Ervin Demo (born 28 May 1982) is an Albanian academic and politician who has served as Minister of Internal Affairs of Albania since September 2026. He previously served as Minister of State for Local Government from September 2025 until September 2026, when the local government portfolio was merged into the Ministry of Internal Affairs. He has also served as a member of the Parliament of Albania, representing Berat County, since 2025.

== Education and Academic Career ==
Demo completed his undergraduate studies in Business Administration at the University of Westminster (London) and earned a master’s degree in Management and Marketing from Kingston University (London).

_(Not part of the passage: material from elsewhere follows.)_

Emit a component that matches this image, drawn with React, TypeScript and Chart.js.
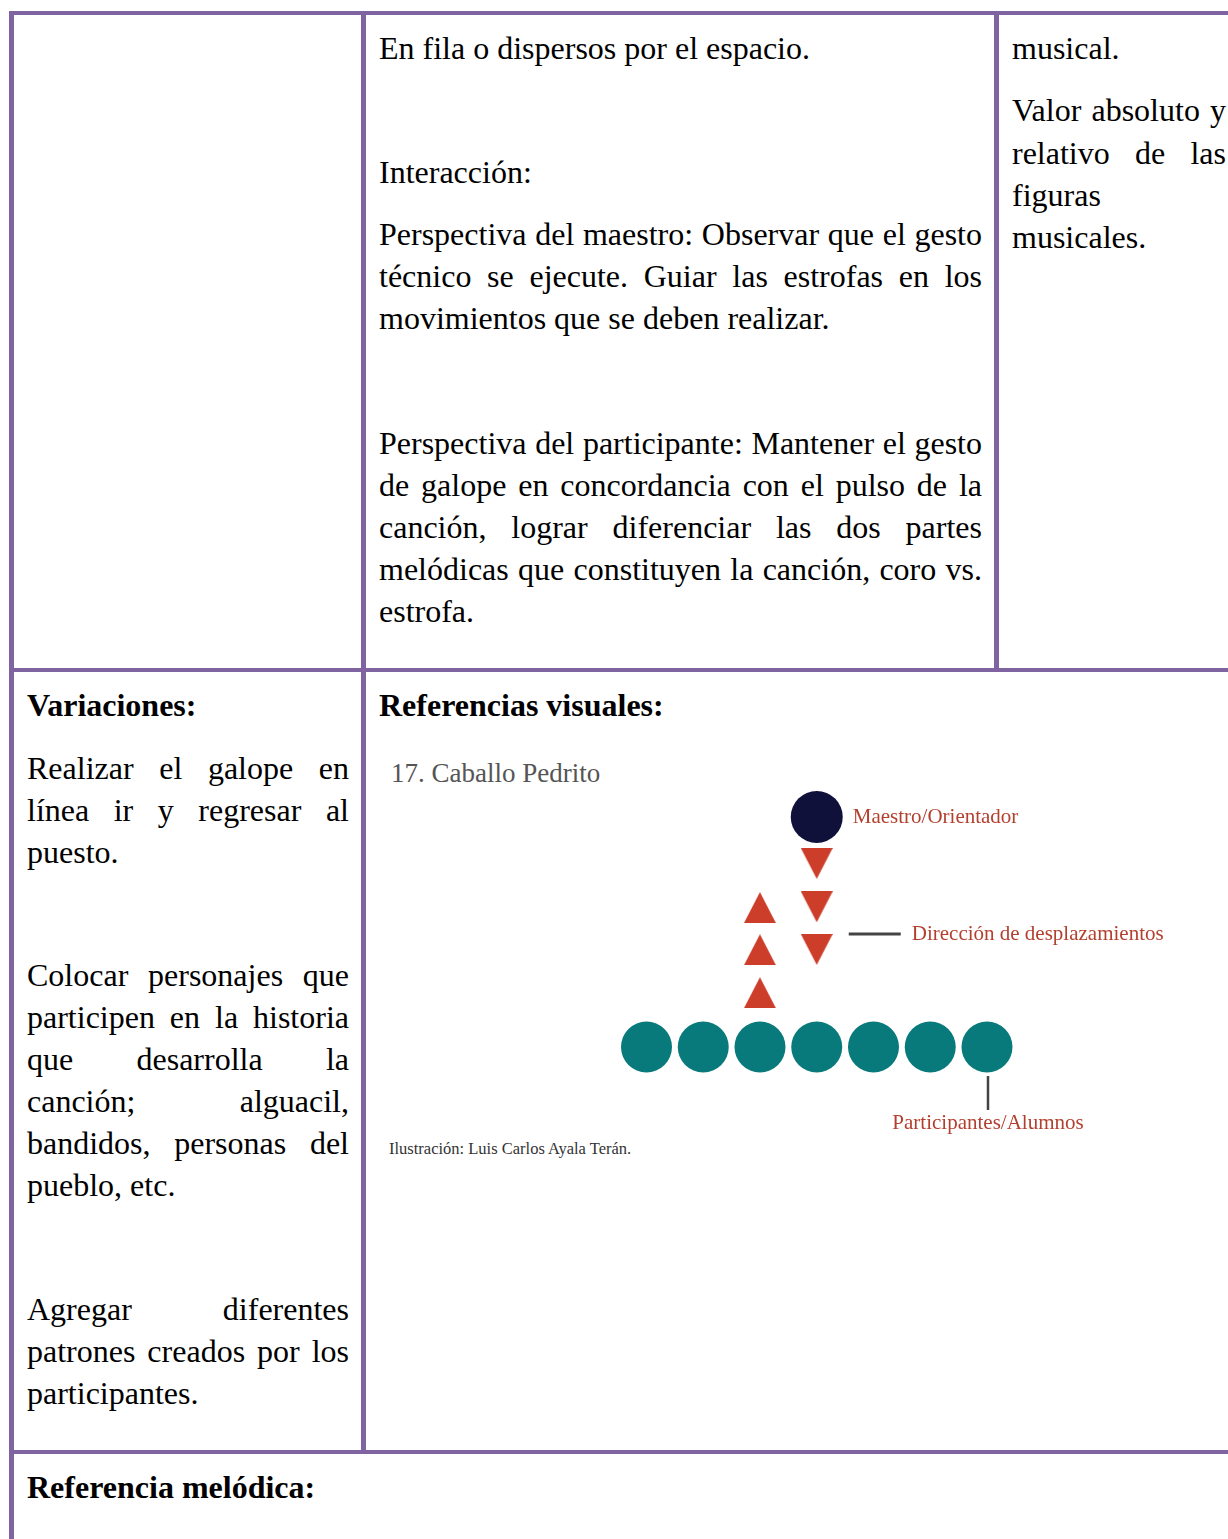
import React, { useEffect, useRef } from "react";
import { Chart, registerables } from "chart.js";

Chart.register(...registerables);

// ---------- diagram data ----------
const participantX = [1, 2, 3, 4, 5, 6, 7];
const participantY = [0, 0, 0, 0, 0, 0, 0];
const teacherX = [4];
const teacherY = [5.35];
const downArrowX = [4, 4, 4];
const downArrowY = [4.27, 3.26, 2.27];
const upArrowX = [3, 3, 3];
const upArrowY = [3.24, 2.26, 1.26];
const noteLabels = ["Maestro/Orientador", "Dirección de desplazamientos", "Participantes/Alumnos"];
const figureTitle = "17. Caballo Pedrito";
const figureCredit = "Ilustración: Luis Carlos Ayala Terán.";

// ---------- table text ----------
const BORDER = "#8064a2";
const FONT = '"Liberation Serif", "Times New Roman", serif';

type Line = { t: string; x: number; y: number; w: number; j?: boolean; b?: boolean };

const textLines: Line[] = [
  { t: "En fila o dispersos por el espacio.", x: 379, y: 48, w: 603 },
  { t: "Interacción:", x: 379, y: 172, w: 603 },
  { t: "Perspectiva del maestro: Observar que el gesto", x: 379, y: 234, w: 603, j: true },
  { t: "técnico se ejecute. Guiar las estrofas en los", x: 379, y: 276, w: 603, j: true },
  { t: "movimientos que se deben realizar.", x: 379, y: 318, w: 603 },
  { t: "Perspectiva del participante: Mantener el gesto", x: 379, y: 443, w: 603, j: true },
  { t: "de galope en concordancia con el pulso de la", x: 379, y: 485, w: 603, j: true },
  { t: "canción, lograr diferenciar las dos partes", x: 379, y: 527, w: 603, j: true },
  { t: "melódicas que constituyen la canción, coro vs.", x: 379, y: 569, w: 603, j: true },
  { t: "estrofa.", x: 379, y: 611, w: 603 },
  { t: "musical.", x: 1012, y: 48, w: 214 },
  { t: "Valor absoluto y", x: 1012, y: 110, w: 214, j: true },
  { t: "relativo de las", x: 1012, y: 153, w: 214, j: true },
  { t: "figuras", x: 1012, y: 195, w: 214 },
  { t: "musicales.", x: 1012, y: 237, w: 214 },
  { t: "Variaciones:", x: 27, y: 705, w: 322, b: true },
  { t: "Referencias visuales:", x: 379, y: 705, w: 603, b: true },
  { t: "Realizar el galope en", x: 27, y: 768, w: 322, j: true },
  { t: "línea ir y regresar al", x: 27, y: 810, w: 322, j: true },
  { t: "puesto.", x: 27, y: 852, w: 322 },
  { t: "Colocar personajes que", x: 27, y: 975, w: 322, j: true },
  { t: "participen en la historia", x: 27, y: 1017, w: 322, j: true },
  { t: "que desarrolla la", x: 27, y: 1059, w: 322, j: true },
  { t: "canción; alguacil,", x: 27, y: 1101, w: 322, j: true },
  { t: "bandidos, personas del", x: 27, y: 1143, w: 322, j: true },
  { t: "pueblo, etc.", x: 27, y: 1185, w: 322 },
  { t: "Agregar diferentes", x: 27, y: 1309, w: 322, j: true },
  { t: "patrones creados por los", x: 27, y: 1351, w: 322, j: true },
  { t: "participantes.", x: 27, y: 1393, w: 322 },
  { t: "Referencia melódica:", x: 27, y: 1487, w: 600, b: true },
];

type Rule = { x: number; y: number; w: number; h: number };
const rules: Rule[] = [
  { x: 9, y: 11, w: 1219, h: 4 },
  { x: 9, y: 11, w: 5, h: 1528 },
  { x: 361, y: 11, w: 5, h: 1443 },
  { x: 994, y: 11, w: 5, h: 661 },
  { x: 9, y: 668, w: 1219, h: 4 },
  { x: 9, y: 1450, w: 1219, h: 4 },
];

function makeTriangle(color: string): HTMLCanvasElement {
  const c = document.createElement("canvas");
  c.width = 32;
  c.height = 31;
  const ctx = c.getContext("2d")!;
  ctx.fillStyle = color;
  ctx.beginPath();
  ctx.moveTo(0, 0);
  ctx.lineTo(32, 0);
  ctx.lineTo(16, 31);
  ctx.closePath();
  ctx.fill();
  return c;
}

const annotations = {
  id: "annotations",
  afterDatasetsDraw(chart: any) {
    const { ctx, scales } = chart;
    const xs = scales.x;
    const ys = scales.y;
    const red = "#b3402f";
    ctx.save();
    ctx.font = "21px " + FONT;
    ctx.fillStyle = red;
    ctx.textBaseline = "alphabetic";
    // teacher label
    const tx = xs.getPixelForValue(teacherX[0]);
    const ty = ys.getPixelForValue(teacherY[0]);
    ctx.textAlign = "left";
    ctx.fillText(noteLabels[0], tx + 36, ty + 6);
    // direction label + leader
    const dx = xs.getPixelForValue(downArrowX[0]);
    const dy = (ys.getPixelForValue(downArrowY[1]) + ys.getPixelForValue(downArrowY[2])) / 2 + 6;
    ctx.strokeStyle = "#444444";
    ctx.lineWidth = 3;
    ctx.beginPath();
    ctx.moveTo(dx + 32, dy);
    ctx.lineTo(dx + 84, dy);
    ctx.stroke();
    ctx.fillText(noteLabels[1], dx + 95, dy + 6);
    // participants label + leader
    const px = xs.getPixelForValue(participantX[6]);
    const py = ys.getPixelForValue(participantY[6]);
    ctx.lineWidth = 2.5;
    ctx.beginPath();
    ctx.moveTo(px + 1, py + 29);
    ctx.lineTo(px + 1, py + 63);
    ctx.stroke();
    ctx.textAlign = "center";
    ctx.fillText(noteLabels[2], px + 1, py + 82);
    ctx.restore();
  },
};

function Diagram() {
  const ref = useRef<HTMLCanvasElement>(null);
  useEffect(() => {
    if (!ref.current) return;
    const tri = makeTriangle("#cc3d2a");
    const toPts = (xs: number[], ys: number[]) => xs.map((x, i) => ({ x, y: ys[i] }));
    const chart = new Chart(ref.current, {
      type: "scatter",
      data: {
        datasets: [
          {
            data: toPts(teacherX, teacherY),
            pointRadius: 26,
            backgroundColor: "#10113b",
            borderWidth: 0,
          },
          {
            data: toPts(downArrowX, downArrowY),
            pointStyle: tri as any,
            pointRadius: 16,
          },
          {
            data: toPts(upArrowX, upArrowY),
            pointStyle: tri as any,
            rotation: 180,
            pointRadius: 16,
          },
          {
            data: toPts(participantX, participantY),
            pointRadius: 25.5,
            backgroundColor: "#087a7b",
            borderWidth: 0,
          },
        ] as any,
      },
      options: {
        animation: false,
        responsive: false,
        devicePixelRatio: 1,
        layout: { padding: 0, autoPadding: false },
        events: [],
        scales: {
          x: { type: "linear", min: -3.696, max: 10.401, display: false },
          y: { type: "linear", min: -2.628, max: 6.674, display: false },
        },
        plugins: { legend: { display: false }, tooltip: { enabled: false } },
      } as any,
      plugins: [annotations],
    });
    return () => chart.destroy();
  }, []);
  return (
    <canvas
      ref={ref}
      width={800}
      height={400}
      style={{ position: "absolute", left: 380, top: 760, width: 800, height: 400 }}
    />
  );
}

export default function App() {
  return (
    <div
      style={{
        position: "absolute",
        left: 0,
        top: 0,
        width: 1228,
        height: 1539,
        overflow: "hidden",
        background: "#fff",
        fontFamily: FONT,
        color: "#000",
      }}
    >
      {rules.map((r, i) => (
        <div
          key={"r" + i}
          style={{ position: "absolute", left: r.x, top: r.y, width: r.w, height: r.h, background: BORDER }}
        />
      ))}
      {textLines.map((l, i) => (
        <div
          key={"t" + i}
          style={{
            position: "absolute",
            left: l.x,
            top: l.y - 21.5,
            width: l.w,
            height: 42,
            lineHeight: "42px",
            fontSize: 32,
            fontWeight: l.b ? "bold" : "normal",
            textAlign: l.j ? "justify" : "left",
            textAlignLast: l.j ? "justify" : "left",
            whiteSpace: l.j ? "normal" : "nowrap",
          } as any}
        >
          {l.t}
        </div>
      ))}
      <div
        style={{
          position: "absolute",
          left: 391,
          top: 758,
          fontSize: 27,
          lineHeight: "30px",
          color: "#555",
          whiteSpace: "nowrap",
        }}
      >
        {figureTitle}
      </div>
      <div
        style={{
          position: "absolute",
          left: 389,
          top: 1139,
          fontSize: 16.5,
          lineHeight: "20px",
          color: "#333",
          whiteSpace: "nowrap",
        }}
      >
        {figureCredit}
      </div>
      <Diagram />
    </div>
  );
}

He later pursued postdoctoral studies at the University of Bologna in Italy in the field of management and academic development.

Since 2004, he has been a full-time lecturer at the Department of Management, Faculty of Economics, University of Tirana. From 2012 to 2016, he served as Vice Rector of the University of Tirana.

== Political and Public Career ==
From 2017 to 2018, Demo served as Deputy Minister of Education, Sports and Youth in Albania. During this time, he contributed to education and youth policy development.

=== Mayor of Berat ===
Demo was elected Mayor of Berat in 2019 and re-elected in 2023. In this capacity, he has focused on improving public services, driving urban development and transformation, strengthening transparency, encouraging citizen participation in decision-making, and promoting tourism as well as other initiatives aimed at economic and community development.

=== Member of Parliament ===
In the 2025 parliamentary elections, Demo was elected as a member of the Parliament of Albania, representing the constituency of Berat County.

=== Minister of State for Local Government ===
On 19 September 2025, Demo was appointed Minister of State for Local Government. He served in the position until 11 September 2026, when Prime Minister Edi Rama announced that the local-government portfolio would be integrated into the Ministry of the Interior and that Demo would take over that ministry.

=== Minister of the Interior ===
On 11 September 2026, Prime Minister Edi Rama announced that Demo would replace Besfort Lamallari as Minister of the Interior. The government also announced that responsibilities for local government would be incorporated into the Ministry of the Interior.